Alone in a Sea of People

I've been reading a bit about the BYU honor code lately. I live in an apartment where the honor code is not regarded as the will of God descending directly from his lips, so it's been a nice oasis from the BYU social world, where the word is law, and no one questions it.

I realize that students signed an agreement about the honor code. And I realize that the school is trying to maintain a wholesome environment. But for people like me, who have spent their whole lives feeling different, and who have finally admitted to themselves that they are gay, and who have no idea what to do with it all, the answer isn't so easy. In the end, the BYU atmosphere creates a very lonely place to figure out what to do about being a gay mormon.

I'm not saying that the school should change its policies so that gay guys can sleep with whomever, whenever. I'm saying that the university needs to actually address the needs that these students have. We feel like we're suffocating sometimes. And the reason that many of the gay students resort to sex is because they see no where else to go. They can't hold hands or kiss. They aren't allowed to go on dates or have relationships. They can't discuss it with others, because while being openly gay isn't grounds for expulsion, they will then be watched 24 hours a day, with the honor code office just waiting for them to slip up. But sex is quick. It's hidden. And it releases some of the constant pull that they feel all the time. Perhaps, if BYU were to simply try to offer counseling programs specifically for people like this, in order to safely and privately address the needs of the students, they could minimize the extreme violations of the honor code, keep a number of gay students in the church in the long run, and actually help these people. Any student at this university is not there to harm it or attack it. And that fact alone places a burden on the university to be what they claim to be: "the Lord's university", and actually make the lives of these people better. It's an odd thing when the church is merciful and forgiving, but the school is the one making life and death sentences.

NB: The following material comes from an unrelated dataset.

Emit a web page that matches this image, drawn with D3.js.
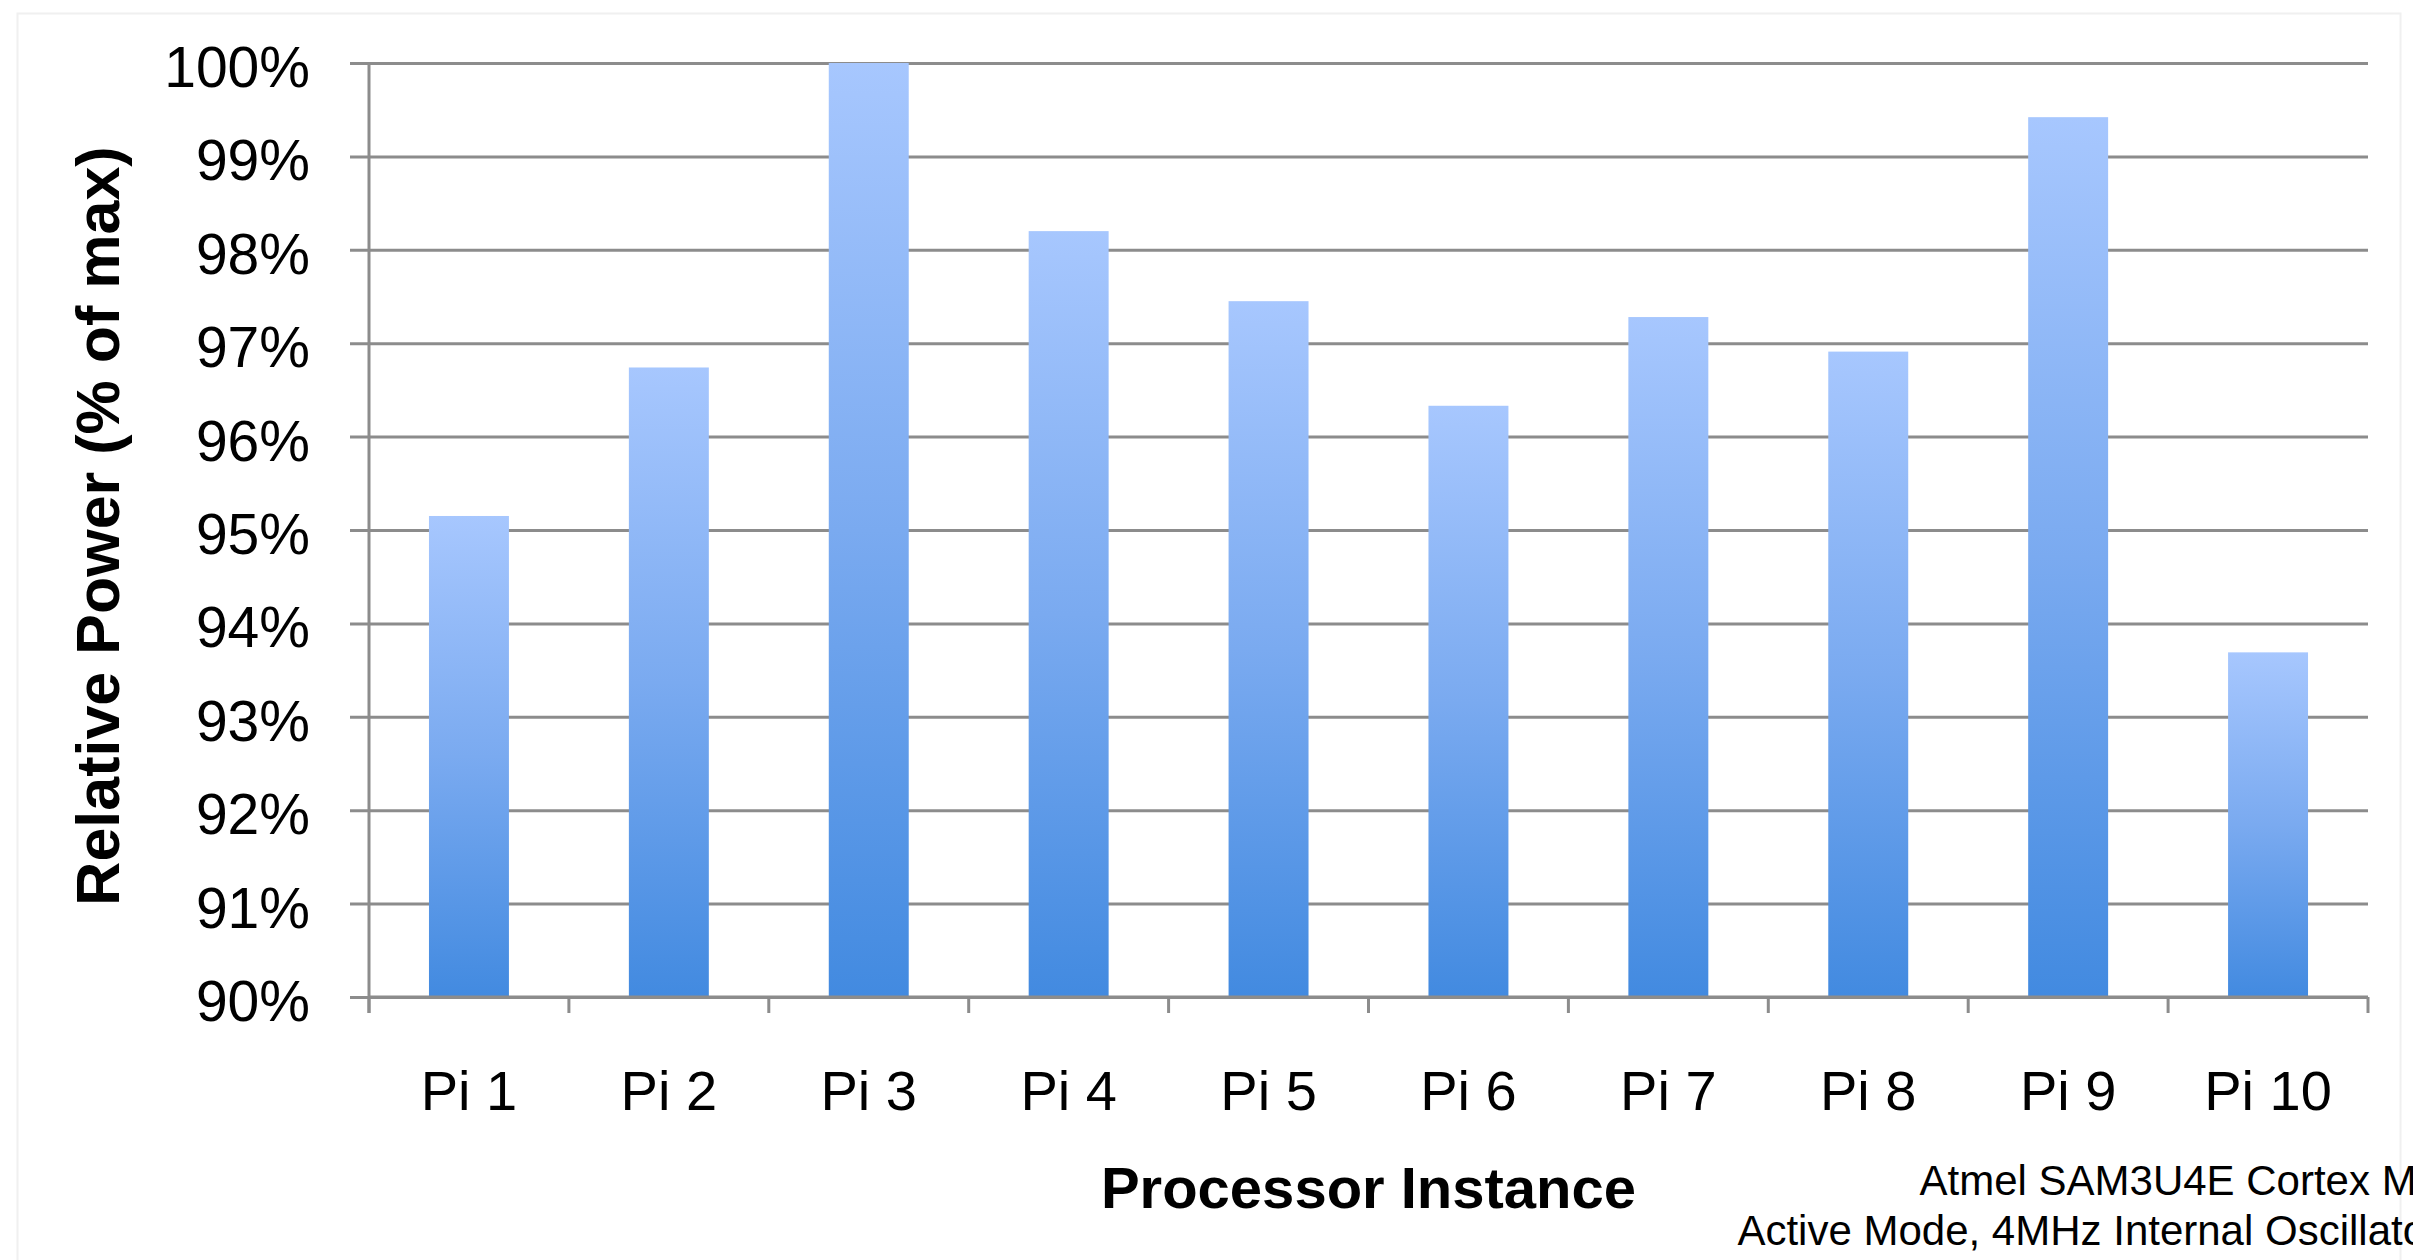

I've read as well that BYU discriminates against heterosexual violations of the honor code just as much. However, there was a football player who was suspended for a semester (along with his girlfriend) for what, we can only image. Rumor is that they're getting married. But not only were they given leeway (because they're straight? a football player?) but the Daily Universe, the school paper, reported his "time off" and then proceeded to mention all of his great sporting achievements. They celebrated him, while announcing his suspension, though they never called it that. With research, I think it is clear that the same mercy is not extended to gay musicians.

But the fact of the matter is that many of the gay students at BYU are there because they have faith. They have a testimony. And they want a better relationship with God. They have different problems than others, of course. They have different choices to make. But that does not make them less of a good person, or less qualified to attend this university. And the sooner the university can stop feeling so personally attacked by such occurrences, the sooner they can actually be mature adults and help those who suffer in such silence.

I love the goodness of the people of BYU. I just hope they would continue to extend it to me if they knew I was gay.